Senator FAULKNER (Leader of the Opposition in the Senate) (2:10 PM) —My question is directed to Senator Hill, the Minister representing the Prime Minister. I refer to the Prime Minister's comments last Sunday, when he said:

... if you believed that somebody was going to launch an attack against your country ... and you had a capacity to stop it ... then of course you would have to use it.

Did the Prime Minister mean what he said? If so, can the minister explain the implications for regional security if countries feel free to use force to remove threats to their security which are located in other jurisdictions? Minister, if the Prime Minister did not mean to say what he said, will you explain to the Senate what he actually meant to say?


Senator HILL (Minister for Defence) —The questions committee on the other side has been on strike or something, because that question was asked of me yesterday, but perhaps Senator Faulkner had other things on his mind yesterday. The Prime Minister has said subsequent to the Sunday program that he stands by what he said. He has asked those who are interested in what he said to read the whole of the question that was asked of him and the whole of his answer, rather than quote the bits that might serve someone's, such as Senator Faulkner's, political interests. For example—as I said yesterday, but I will say it again—the question asked was:

Does that mean that you ... if you knew that, say, JI people—

and that is being interpreted as a terrorist organisation—

in another neighbouring country were planning an attack on Australia that you would be prepared to act?

The Prime Minister said if there was `no alternative other than to use that capacity then of course you would have to use it'. He went on to say:

Now, that situation hasn't arisen because nobody is specifically threatening to attack Australia ...

I also said yesterday that Australia has good relations with its neighbours, and on the issue of terrorism we have been working constructively all year with them to address terrorists as they exist within the region and as they are a threat to regional states and to Australia and Australians. So what the Prime Minister said in those terms stands.


Senator FAULKNER —Mr President, I ask a supplementary question. Does the minister agree with commentators such as Paul Kelly, Anthony Bergin and Hugh White that the Prime Minister's talk of pre-emption is interpreted by our regional neighbours as aggressiveness and could be counterproductive to securing their cooperation in the war on terrorism? Minister, have any countries in the region other than Malaysia and the Philippines indicated they may go slow or break off cooperation with Australia over the Prime Minister's comments?

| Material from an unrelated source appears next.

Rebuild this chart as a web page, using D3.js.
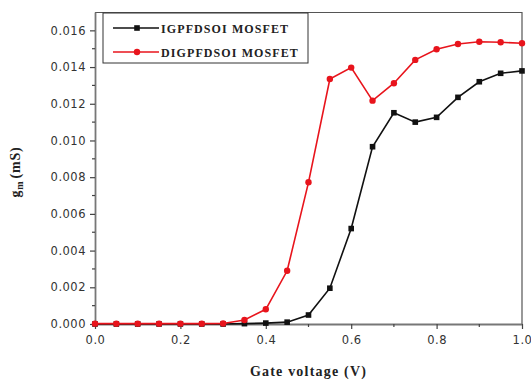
<!DOCTYPE html>
<html>
<head>
<meta charset="utf-8">
<script src="https://cdn.jsdelivr.net/npm/d3@7"></script>
<style>
  html, body { margin: 0; padding: 0; background: #fff; }
  svg { display: block; }
  .tick text { font-family: "DejaVu Sans", sans-serif; font-size: 11.5px; fill: #333; letter-spacing: 0.5px; }
</style>
</head>
<body>
<svg id="chart" width="531" height="381"></svg>
<script>
// Gate voltage sweep (V)
const gateVoltage = [0.00, 0.05, 0.10, 0.15, 0.20, 0.25, 0.30, 0.35, 0.40, 0.45, 0.50,
                     0.55, 0.60, 0.65, 0.70, 0.75, 0.80, 0.85, 0.90, 0.95, 1.00];
// Transconductance gm (mS)
const gmIGPFDSOI = [0, 0, 0, 0, 0, 0, 0, 0.00002, 0.00005, 0.0001, 0.00049,
                    0.00195, 0.0052, 0.00966, 0.01151, 0.0110, 0.01126, 0.01235, 0.0132, 0.01366, 0.01379];
const gmDIGPFDSOI = [0.00002, 0.00002, 0.00002, 0.00002, 0.00002, 0.00002, 0.00003, 0.00022, 0.0008, 0.0029, 0.00772,
                     0.01335, 0.01397, 0.01217, 0.01312, 0.01439, 0.01497, 0.01526, 0.01538, 0.01535, 0.0153];
const seriesNames = ["IGPFDSOI MOSFET", "DIGPFDSOI MOSFET"];
const seriesColors = ["#111111", "#e8141c"];
const xTicks = [0, 0.2, 0.4, 0.6, 0.8, 1.0];
const yTicks = [0, 0.002, 0.004, 0.006, 0.008, 0.010, 0.012, 0.014, 0.016];

const margin = { left: 95, top: 12, right: 9, bottom: 57 };
const W = 531, H = 381;
const iw = W - margin.left - margin.right;
const ih = H - margin.top - margin.bottom;

const svg = d3.select("#chart");
const g = svg.append("g").attr("transform", `translate(${margin.left},${margin.top})`);

const x = d3.scaleLinear().domain([0, 1]).range([0, iw]);
const y = d3.scaleLinear().domain([0, 0.017]).range([ih, 0]);

// Frame: top and right edges
g.append("path")
  .attr("d", `M0,0.5H${iw}V${ih}`)
  .attr("fill", "none").attr("stroke", "#555").attr("stroke-width", 1.2);

// Minor ticks
const xMinor = d3.range(0.1, 1.0, 0.2);
const yMinor = d3.range(0.001, 0.0165, 0.002);

const xAxis = g.append("g").attr("transform", `translate(0,${ih})`)
  .call(d3.axisBottom(x).tickValues(xTicks).tickFormat(d3.format(".1f")).tickSize(5).tickSizeOuter(0));
const yAxis = g.append("g")
  .call(d3.axisLeft(y).tickValues(yTicks).tickFormat(d3.format(".3f")).tickSize(5).tickSizeOuter(0));

[xAxis, yAxis].forEach(a => {
  a.select(".domain").attr("stroke", "#777").attr("stroke-width", 1.8);
  a.selectAll(".tick line").attr("stroke", "#444").attr("stroke-width", 1.2);
});
xAxis.selectAll(".tick text").attr("dy", "1.05em");
yAxis.selectAll(".tick text").attr("x", -9);

g.append("g").selectAll("line").data(xMinor).join("line")
  .attr("x1", d => x(d)).attr("x2", d => x(d))
  .attr("y1", ih).attr("y2", ih + 3)
  .attr("stroke", "#444").attr("stroke-width", 1.2);
g.append("g").selectAll("line").data(yMinor).join("line")
  .attr("y1", d => y(d)).attr("y2", d => y(d))
  .attr("x1", 0).attr("x2", -3)
  .attr("stroke", "#444").attr("stroke-width", 1.2);

// Series
const series = [gmIGPFDSOI, gmDIGPFDSOI];
const line = d3.line().x(d => x(d[0])).y(d => y(d[1]));

series.forEach((vals, i) => {
  const pts = gateVoltage.map((v, k) => [v, vals[k]]);
  g.append("path").datum(pts)
    .attr("d", line).attr("fill", "none")
    .attr("stroke", seriesColors[i]).attr("stroke-width", 1.6);
  if (i === 0) {
    g.append("g").selectAll("rect").data(pts).join("rect")
      .attr("x", d => x(d[0]) - 2.8).attr("y", d => y(d[1]) - 2.8)
      .attr("width", 5.6).attr("height", 5.6)
      .attr("fill", seriesColors[i]);
  } else {
    g.append("g").selectAll("circle").data(pts).join("circle")
      .attr("cx", d => x(d[0])).attr("cy", d => y(d[1])).attr("r", 3.2)
      .attr("fill", seriesColors[i]);
  }
});

// Legend
const lg = svg.append("g").attr("transform", "translate(103,13)");
lg.append("rect").attr("x", 0).attr("y", 0).attr("width", 205).attr("height", 50)
  .attr("fill", "#fff").attr("stroke", "#333").attr("stroke-width", 1);
seriesNames.forEach((name, i) => {
  const cy = 15 + i * 24;
  lg.append("line").attr("x1", 10).attr("x2", 56).attr("y1", cy).attr("y2", cy)
    .attr("stroke", seriesColors[i]).attr("stroke-width", 1.6);
  if (i === 0) {
    lg.append("rect").attr("x", 34 - 2.8).attr("y", cy - 2.8).attr("width", 5.6).attr("height", 5.6)
      .attr("fill", seriesColors[i]);
  } else {
    lg.append("circle").attr("cx", 34).attr("cy", cy).attr("r", 3.2).attr("fill", seriesColors[i]);
  }
  lg.append("text").attr("x", 58).attr("y", cy + 4.5)
    .attr("font-family", "'Liberation Serif', 'Times New Roman', serif")
    .attr("font-weight", "bold").attr("font-size", 12).attr("letter-spacing", 1.1)
    .attr("fill", "#222").text(name);
});

// Axis titles
svg.append("text")
  .attr("x", margin.left + iw / 2).attr("y", 376)
  .attr("text-anchor", "middle")
  .attr("font-family", "'Liberation Serif', 'Times New Roman', serif")
  .attr("font-weight", "bold").attr("font-size", 14).attr("letter-spacing", 1.2)
  .attr("fill", "#222").text("Gate voltage (V)");

const yt = svg.append("text")
  .attr("transform", "translate(20,172) rotate(-90)")
  .attr("text-anchor", "middle")
  .attr("font-family", "'Liberation Serif', 'Times New Roman', serif")
  .attr("font-weight", "bold").attr("font-size", 14).attr("letter-spacing", 0.8)
  .attr("fill", "#222");
yt.append("tspan").text("g");
yt.append("tspan").attr("font-size", 10).attr("dy", 3).text("m");
yt.append("tspan").attr("dy", -3).attr("dx", 2).text("(mS)");
</script>
</body>
</html>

Senator HILL (Minister for Defence) —It shows how bad Labor is going if the best it can do is to follow Senator Brown's line of questioning one day later. As I said, Mr Howard has asked those interested in his comments to read the question in full and to read his answer in full— and he stands by his answer. As I have said, we have good relations with our neighbours. We are working constructively with them to address the issue of terrorism, and we expect to continue to do so because it is in their interests and it is in our interests.